[Begin]

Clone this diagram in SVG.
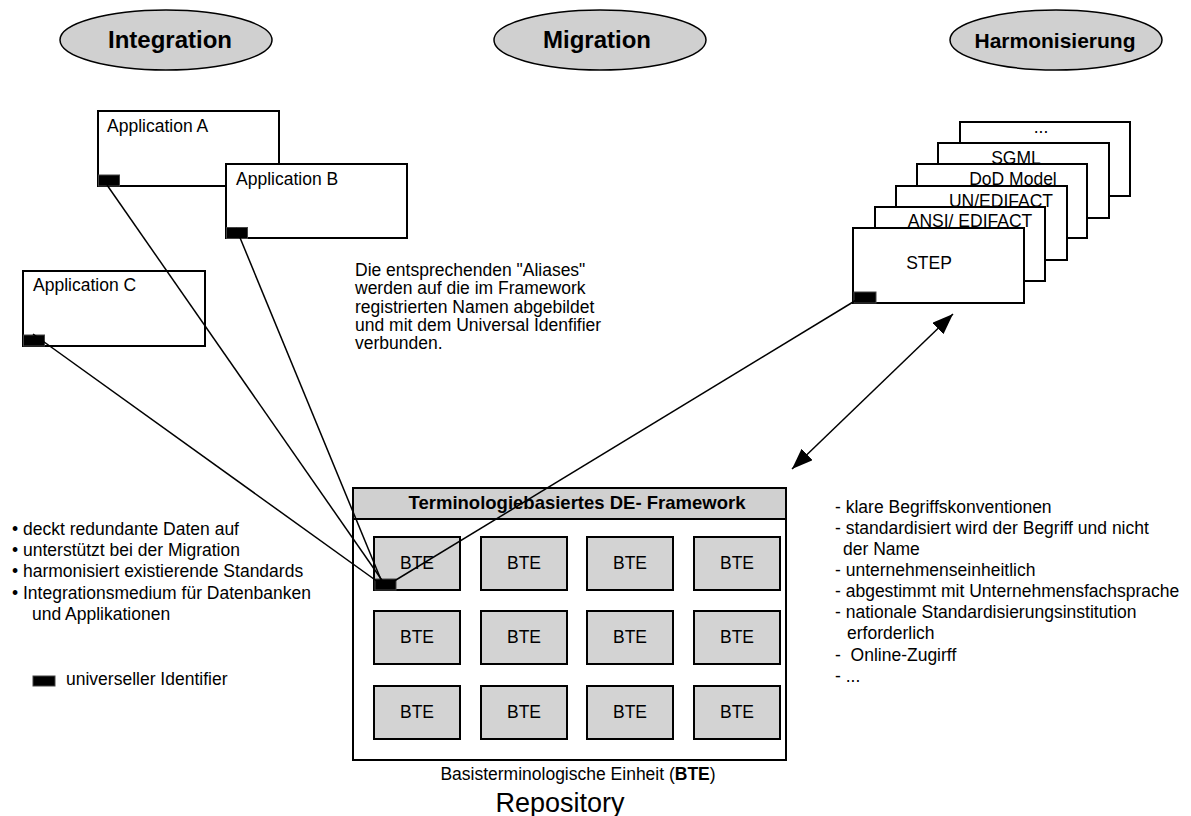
<svg xmlns="http://www.w3.org/2000/svg" width="1191" height="816" viewBox="0 0 1191 816">
<style>
text{font-family:"Liberation Sans",Arial,sans-serif;fill:#000}
.t{font-size:17.5px}
.h{font-size:24px;font-weight:bold}
.ell{fill:#d0d0d0;stroke:#000;stroke-width:1.5}
.box{fill:#fff;stroke:#000;stroke-width:2}
.bte{fill:#d3d3d3;stroke:#000;stroke-width:2}
.uid{fill:#000;stroke:#444;stroke-width:1}
.con{stroke:#000;stroke-width:1.5;fill:none}
</style>
<defs>
<marker id="ah" markerUnits="userSpaceOnUse" markerWidth="24" markerHeight="18" refX="21" refY="8" orient="auto-start-reverse">
<path d="M0,0 L21,8 L0,16 z" fill="#000"/>
</marker>
</defs>
<rect width="1191" height="816" fill="#fff"/>

<g id="integration"><ellipse class="ell" cx="166" cy="40" rx="106" ry="30"/><text class="h" x="170" y="48" text-anchor="middle">Integration</text></g>
<g id="migration"><ellipse class="ell" cx="600" cy="40" rx="106" ry="30"/><text class="h" x="597" y="48" text-anchor="middle">Migration</text></g>
<g id="harmonisierung"><ellipse class="ell" cx="1056" cy="40" rx="106" ry="30"/><text class="h" x="1055" y="48" text-anchor="middle" style="font-size:21px">Harmonisierung</text></g>

<g id="appA"><rect class="box" x="98" y="111" width="181" height="75"/><text class="t" x="107" y="132">Application A</text><rect class="uid" x="98.5" y="175" width="21" height="11"/></g>
<g id="appB"><rect class="box" x="226" y="164" width="181" height="74"/><text class="t" x="236" y="185">Application B</text><rect class="uid" x="226.5" y="227.5" width="21" height="11"/></g>
<g id="appC"><rect class="box" x="23" y="271" width="182" height="75"/><text class="t" x="33" y="291">Application C</text><rect class="uid" x="23.5" y="335" width="21" height="11"/></g>

<g id="standards">
<rect class="box" x="960" y="122" width="170" height="74"/><text class="t" x="1041" y="133" text-anchor="middle">...</text>
<rect class="box" x="938" y="143" width="171" height="75"/><text class="t" x="1016" y="164" text-anchor="middle">SGML</text>
<rect class="box" x="917" y="164" width="170" height="74"/><text class="t" x="1013" y="185" text-anchor="middle">DoD Model</text>
<rect class="box" x="896" y="186" width="171" height="74"/><text class="t" x="1001" y="207" text-anchor="middle">UN/EDIFACT</text>
<rect class="box" x="875" y="207" width="170" height="74"/><text class="t" x="970" y="227" text-anchor="middle">ANSI/ EDIFACT</text>
<rect class="box" x="853" y="228" width="171" height="75"/><text class="t" x="929" y="269" text-anchor="middle">STEP</text>
<rect class="uid" x="854" y="292" width="22" height="11"/>
</g>

<g id="framework">
<rect x="353" y="488" width="433" height="272" fill="#fff" stroke="#000" stroke-width="2"/>
<rect x="353" y="488" width="433" height="31" fill="#d0d0d0" stroke="#000" stroke-width="2"/>
<text x="577" y="509" text-anchor="middle" style="font-size:18.5px;font-weight:bold">Terminologiebasiertes DE- Framework</text>
<g id="bte-grid">
<rect class="bte" x="374" y="537" width="86" height="53"/><text class="t" x="417" y="569" text-anchor="middle">BTE</text>
<rect class="bte" x="481" y="537" width="86" height="53"/><text class="t" x="524" y="569" text-anchor="middle">BTE</text>
<rect class="bte" x="587" y="537" width="86" height="53"/><text class="t" x="630" y="569" text-anchor="middle">BTE</text>
<rect class="bte" x="694" y="537" width="86" height="53"/><text class="t" x="737" y="569" text-anchor="middle">BTE</text>
<rect class="bte" x="374" y="611" width="86" height="53"/><text class="t" x="417" y="643" text-anchor="middle">BTE</text>
<rect class="bte" x="481" y="611" width="86" height="53"/><text class="t" x="524" y="643" text-anchor="middle">BTE</text>
<rect class="bte" x="587" y="611" width="86" height="53"/><text class="t" x="630" y="643" text-anchor="middle">BTE</text>
<rect class="bte" x="694" y="611" width="86" height="53"/><text class="t" x="737" y="643" text-anchor="middle">BTE</text>
<rect class="bte" x="374" y="686" width="86" height="53"/><text class="t" x="417" y="718" text-anchor="middle">BTE</text>
<rect class="bte" x="481" y="686" width="86" height="53"/><text class="t" x="524" y="718" text-anchor="middle">BTE</text>
<rect class="bte" x="587" y="686" width="86" height="53"/><text class="t" x="630" y="718" text-anchor="middle">BTE</text>
<rect class="bte" x="694" y="686" width="86" height="53"/><text class="t" x="737" y="718" text-anchor="middle">BTE</text>
</g>
<rect class="uid" x="375" y="579" width="21" height="11"/>
<text class="t" x="578" y="780" text-anchor="middle">Basisterminologische Einheit (<tspan font-weight="bold">BTE</tspan>)</text>
<text x="560" y="812" text-anchor="middle" style="font-size:27px">Repository</text>
</g>

<g id="connectors">
<line class="con" x1="107" y1="185" x2="386" y2="586"/>
<line class="con" x1="236" y1="228" x2="384" y2="587"/>
<line class="con" x1="33" y1="334" x2="385" y2="587"/>
<line class="con" x1="858" y1="299" x2="386" y2="586"/>
<line class="con" x1="792" y1="469" x2="953" y2="314" marker-start="url(#ah)" marker-end="url(#ah)"/>
</g>

<g id="note-aliases">
<text class="t" x="355" y="276">Die entsprechenden "Aliases"</text>
<text class="t" x="355" y="294">werden auf die im Framework</text>
<text class="t" x="355" y="313">registrierten Namen abgebildet</text>
<text class="t" x="355" y="331">und mit dem Universal Idenfifier</text>
<text class="t" x="355" y="349">verbunden.</text>
</g>

<g id="note-left">
<text class="t" x="12" y="535">• deckt redundante Daten auf</text>
<text class="t" x="12" y="556">• unterstützt bei der Migration</text>
<text class="t" x="12" y="577">• harmonisiert existierende Standards</text>
<text class="t" x="12" y="599">• Integrationsmedium für Datenbanken</text>
<text class="t" x="32" y="620">und Applikationen</text>
</g>

<g id="legend">
<rect class="uid" x="33" y="676" width="22" height="10"/>
<text class="t" x="66" y="685">universeller Identifier</text>
</g>

<g id="note-right">
<text class="t" x="835" y="513">- klare Begriffskonventionen</text>
<text class="t" x="835" y="534">- standardisiert wird der Begriff und nicht</text>
<text class="t" x="843" y="555">der Name</text>
<text class="t" x="835" y="576">- unternehmenseinheitlich</text>
<text class="t" x="835" y="597">- abgestimmt mit Unternehmensfachsprache</text>
<text class="t" x="835" y="618">- nationale Standardisierungsinstitution</text>
<text class="t" x="847" y="639">erforderlich</text>
<text class="t" x="835" y="661" xml:space="preserve">-  Online-Zugirff</text>
<text class="t" x="835" y="682">- ...</text>
</g>
</svg>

[End]

Reproduce the data word for word, excluding its pictures.

Clone this diagram in SVG.
<svg xmlns="http://www.w3.org/2000/svg" width="1191" height="816" viewBox="0 0 1191 816">
<style>
text{font-family:"Liberation Sans",Arial,sans-serif;fill:#000}
.t{font-size:17.5px}
.h{font-size:24px;font-weight:bold}
.ell{fill:#d0d0d0;stroke:#000;stroke-width:1.5}
.box{fill:#fff;stroke:#000;stroke-width:2}
.bte{fill:#d3d3d3;stroke:#000;stroke-width:2}
.uid{fill:#000;stroke:#444;stroke-width:1}
.con{stroke:#000;stroke-width:1.5;fill:none}
</style>
<defs>
<marker id="ah" markerUnits="userSpaceOnUse" markerWidth="24" markerHeight="18" refX="21" refY="8" orient="auto-start-reverse">
<path d="M0,0 L21,8 L0,16 z" fill="#000"/>
</marker>
</defs>
<rect width="1191" height="816" fill="#fff"/>

<g id="integration"><ellipse class="ell" cx="166" cy="40" rx="106" ry="30"/><text class="h" x="170" y="48" text-anchor="middle">Integration</text></g>
<g id="migration"><ellipse class="ell" cx="600" cy="40" rx="106" ry="30"/><text class="h" x="597" y="48" text-anchor="middle">Migration</text></g>
<g id="harmonisierung"><ellipse class="ell" cx="1056" cy="40" rx="106" ry="30"/><text class="h" x="1055" y="48" text-anchor="middle" style="font-size:21px">Harmonisierung</text></g>

<g id="appA"><rect class="box" x="98" y="111" width="181" height="75"/><text class="t" x="107" y="132">Application A</text><rect class="uid" x="98.5" y="175" width="21" height="11"/></g>
<g id="appB"><rect class="box" x="226" y="164" width="181" height="74"/><text class="t" x="236" y="185">Application B</text><rect class="uid" x="226.5" y="227.5" width="21" height="11"/></g>
<g id="appC"><rect class="box" x="23" y="271" width="182" height="75"/><text class="t" x="33" y="291">Application C</text><rect class="uid" x="23.5" y="335" width="21" height="11"/></g>

<g id="standards">
<rect class="box" x="960" y="122" width="170" height="74"/><text class="t" x="1041" y="133" text-anchor="middle">...</text>
<rect class="box" x="938" y="143" width="171" height="75"/><text class="t" x="1016" y="164" text-anchor="middle">SGML</text>
<rect class="box" x="917" y="164" width="170" height="74"/><text class="t" x="1013" y="185" text-anchor="middle">DoD Model</text>
<rect class="box" x="896" y="186" width="171" height="74"/><text class="t" x="1001" y="207" text-anchor="middle">UN/EDIFACT</text>
<rect class="box" x="875" y="207" width="170" height="74"/><text class="t" x="970" y="227" text-anchor="middle">ANSI/ EDIFACT</text>
<rect class="box" x="853" y="228" width="171" height="75"/><text class="t" x="929" y="269" text-anchor="middle">STEP</text>
<rect class="uid" x="854" y="292" width="22" height="11"/>
</g>

<g id="framework">
<rect x="353" y="488" width="433" height="272" fill="#fff" stroke="#000" stroke-width="2"/>
<rect x="353" y="488" width="433" height="31" fill="#d0d0d0" stroke="#000" stroke-width="2"/>
<text x="577" y="509" text-anchor="middle" style="font-size:18.5px;font-weight:bold">Terminologiebasiertes DE- Framework</text>
<g id="bte-grid">
<rect class="bte" x="374" y="537" width="86" height="53"/><text class="t" x="417" y="569" text-anchor="middle">BTE</text>
<rect class="bte" x="481" y="537" width="86" height="53"/><text class="t" x="524" y="569" text-anchor="middle">BTE</text>
<rect class="bte" x="587" y="537" width="86" height="53"/><text class="t" x="630" y="569" text-anchor="middle">BTE</text>
<rect class="bte" x="694" y="537" width="86" height="53"/><text class="t" x="737" y="569" text-anchor="middle">BTE</text>
<rect class="bte" x="374" y="611" width="86" height="53"/><text class="t" x="417" y="643" text-anchor="middle">BTE</text>
<rect class="bte" x="481" y="611" width="86" height="53"/><text class="t" x="524" y="643" text-anchor="middle">BTE</text>
<rect class="bte" x="587" y="611" width="86" height="53"/><text class="t" x="630" y="643" text-anchor="middle">BTE</text>
<rect class="bte" x="694" y="611" width="86" height="53"/><text class="t" x="737" y="643" text-anchor="middle">BTE</text>
<rect class="bte" x="374" y="686" width="86" height="53"/><text class="t" x="417" y="718" text-anchor="middle">BTE</text>
<rect class="bte" x="481" y="686" width="86" height="53"/><text class="t" x="524" y="718" text-anchor="middle">BTE</text>
<rect class="bte" x="587" y="686" width="86" height="53"/><text class="t" x="630" y="718" text-anchor="middle">BTE</text>
<rect class="bte" x="694" y="686" width="86" height="53"/><text class="t" x="737" y="718" text-anchor="middle">BTE</text>
</g>
<rect class="uid" x="375" y="579" width="21" height="11"/>
<text class="t" x="578" y="780" text-anchor="middle">Basisterminologische Einheit (<tspan font-weight="bold">BTE</tspan>)</text>
<text x="560" y="812" text-anchor="middle" style="font-size:27px">Repository</text>
</g>

<g id="connectors">
<line class="con" x1="107" y1="185" x2="386" y2="586"/>
<line class="con" x1="236" y1="228" x2="384" y2="587"/>
<line class="con" x1="33" y1="334" x2="385" y2="587"/>
<line class="con" x1="858" y1="299" x2="386" y2="586"/>
<line class="con" x1="792" y1="469" x2="953" y2="314" marker-start="url(#ah)" marker-end="url(#ah)"/>
</g>

<g id="note-aliases">
<text class="t" x="355" y="276">Die entsprechenden "Aliases"</text>
<text class="t" x="355" y="294">werden auf die im Framework</text>
<text class="t" x="355" y="313">registrierten Namen abgebildet</text>
<text class="t" x="355" y="331">und mit dem Universal Idenfifier</text>
<text class="t" x="355" y="349">verbunden.</text>
</g>

<g id="note-left">
<text class="t" x="12" y="535">• deckt redundante Daten auf</text>
<text class="t" x="12" y="556">• unterstützt bei der Migration</text>
<text class="t" x="12" y="577">• harmonisiert existierende Standards</text>
<text class="t" x="12" y="599">• Integrationsmedium für Datenbanken</text>
<text class="t" x="32" y="620">und Applikationen</text>
</g>

<g id="legend">
<rect class="uid" x="33" y="676" width="22" height="10"/>
<text class="t" x="66" y="685">universeller Identifier</text>
</g>

<g id="note-right">
<text class="t" x="835" y="513">- klare Begriffskonventionen</text>
<text class="t" x="835" y="534">- standardisiert wird der Begriff und nicht</text>
<text class="t" x="843" y="555">der Name</text>
<text class="t" x="835" y="576">- unternehmenseinheitlich</text>
<text class="t" x="835" y="597">- abgestimmt mit Unternehmensfachsprache</text>
<text class="t" x="835" y="618">- nationale Standardisierungsinstitution</text>
<text class="t" x="847" y="639">erforderlich</text>
<text class="t" x="835" y="661" xml:space="preserve">-  Online-Zugirff</text>
<text class="t" x="835" y="682">- ...</text>
</g>
</svg>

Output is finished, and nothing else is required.